Governance is the part of running a charity that everyone agrees matters and nobody has time for. Trustees ask for a clear picture at each meeting and rarely get one. Someone knows the charity should have a record of what data it holds and why — but there’s no template, so it never gets written. Then a funder asks, or the ICO gets in touch, and a quiet task becomes an urgent one.
This guide won’t turn you into a compliance officer. It gives you the two things most small charities are missing: a board report trustees can actually use, and a plain-English way to get your data protection house in order.
Why good reporting protects everyone
A trustee is personally accountable for the charity, but can only govern what they can see. When the quarterly report is a different shape every time — sometimes a spreadsheet, sometimes a verbal update, sometimes nothing — trustees can’t spot a trend, a risk or a good decision waiting to be made. A consistent, two-page report isn’t bureaucracy; it’s the instrument trustees steer by, and the record that protects them if a decision is ever questioned.
The trick is restraint. Trustees read what is short. A report that fits on two pages and always covers the same headings — income, impact, finance, risk, decisions needed — will be read and acted on. A twelve-page pack will be skimmed in the car park.
What belongs in a board report
Keep it to six things: a headline summary a trustee could repeat afterwards; fundraising and income against the same period last year; programme impact told with one number and one story; the finance position and reserves; risk and compliance (Charity Commission filings, data protection, safeguarding); and — the part most reports forget — a clear list of the decisions you actually need trustees to make today. End with what’s coming next quarter.
Our Trustee & Compliance Pack includes a ready-to-fill version of exactly this, so you’re editing a template rather than inventing a format every three months.
The data protection job nobody starts
Under UK GDPR, your charity has to know what personal data it holds, why it’s allowed to hold it, and how long it keeps it. Most charities can’t answer those questions on paper — not because they’re doing anything wrong, but because nobody ever wrote it down. The good news: writing it down is most of the work.
A data asset register
List every category of personal data you hold — donor records, Gift Aid declarations, beneficiary case files, the mailing list — and for each, where it lives, who can access it, and whether any of it is “special category” data needing extra care. This register is the foundation of your privacy policy and the first thing anyone will ask to see.

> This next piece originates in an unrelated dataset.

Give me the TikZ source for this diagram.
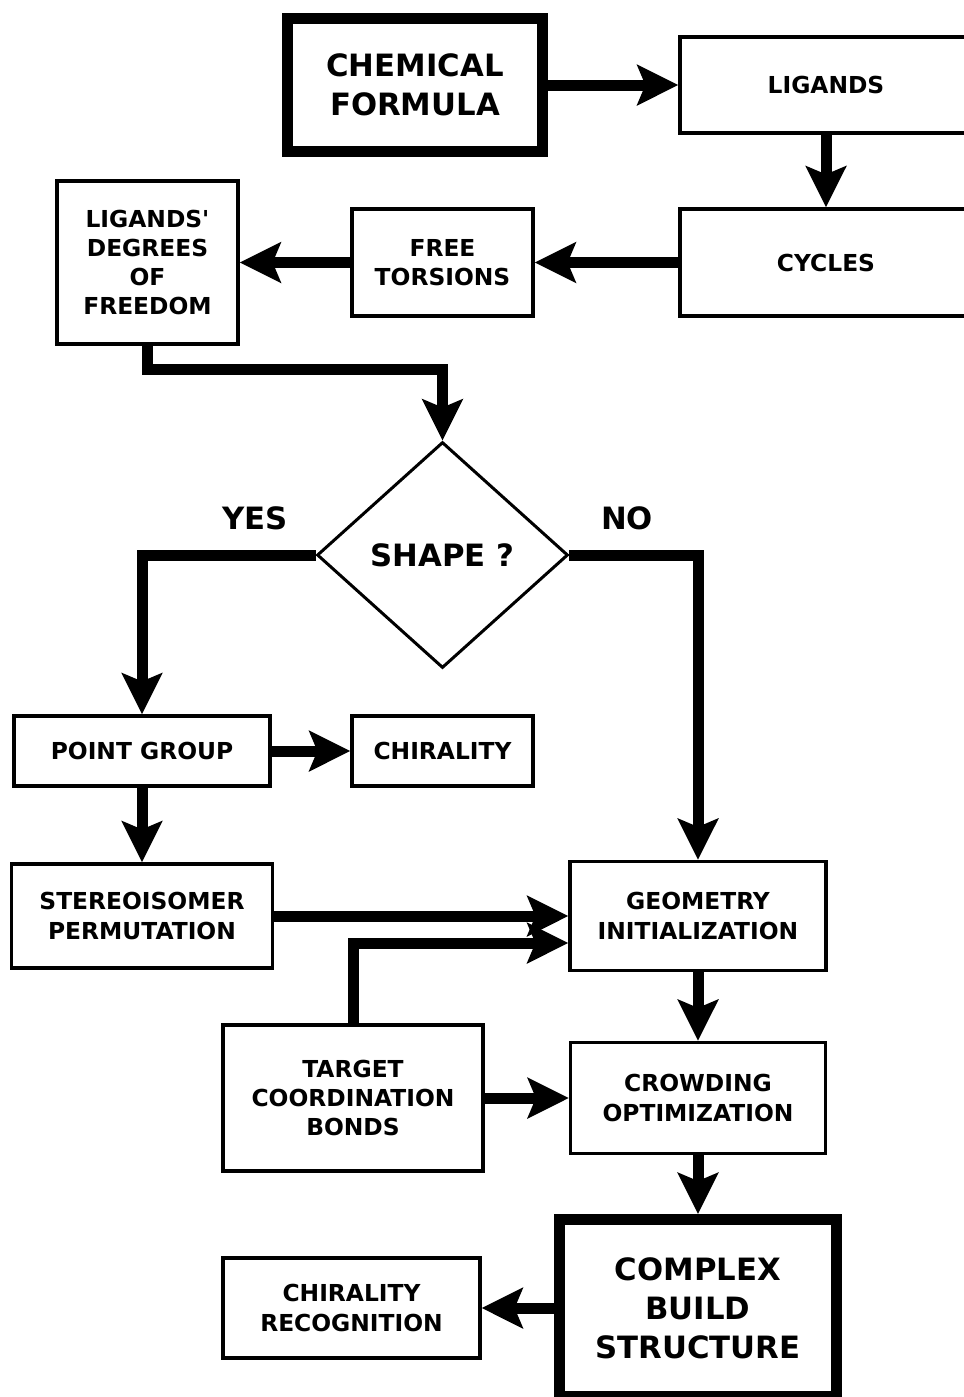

A lawful basis for each use
For every way you use personal data, record the legal reason under UK GDPR. Sending a Gift Aid receipt is a legal obligation; a fundraising email needs consent; processing a donation is contract. You don’t need a lawyer to fill this in — you need to have thought about it once and written it down.
A retention schedule
Decide how long you keep each record type and what happens at the end. Gift Aid and financial records generally need six years; marketing consent lasts until it’s withdrawn; beneficiary files follow your safeguarding policy. Then actually delete things when their time is up — holding data “just in case” is itself a risk.
A place to log data requests
If a donor asks for a copy of their data, you have one month to respond. A simple log of who asked, what for, and when it’s due keeps you inside the deadline. Our companion GDPR for UK charities guide goes deeper on the legal detail.
Where good systems make this easy
Most of this pain is really a data problem in disguise. When donor records are scattered across spreadsheets, you can’t say who can access them, you can’t honour a deletion request cleanly, and you can’t prove consent. When the same records live in one charity management system, access is controlled, retention can be automated, and a data request is a search instead of an archaeology dig. Getting off spreadsheets — covered in our migration guide — is often the quiet cure for a compliance headache.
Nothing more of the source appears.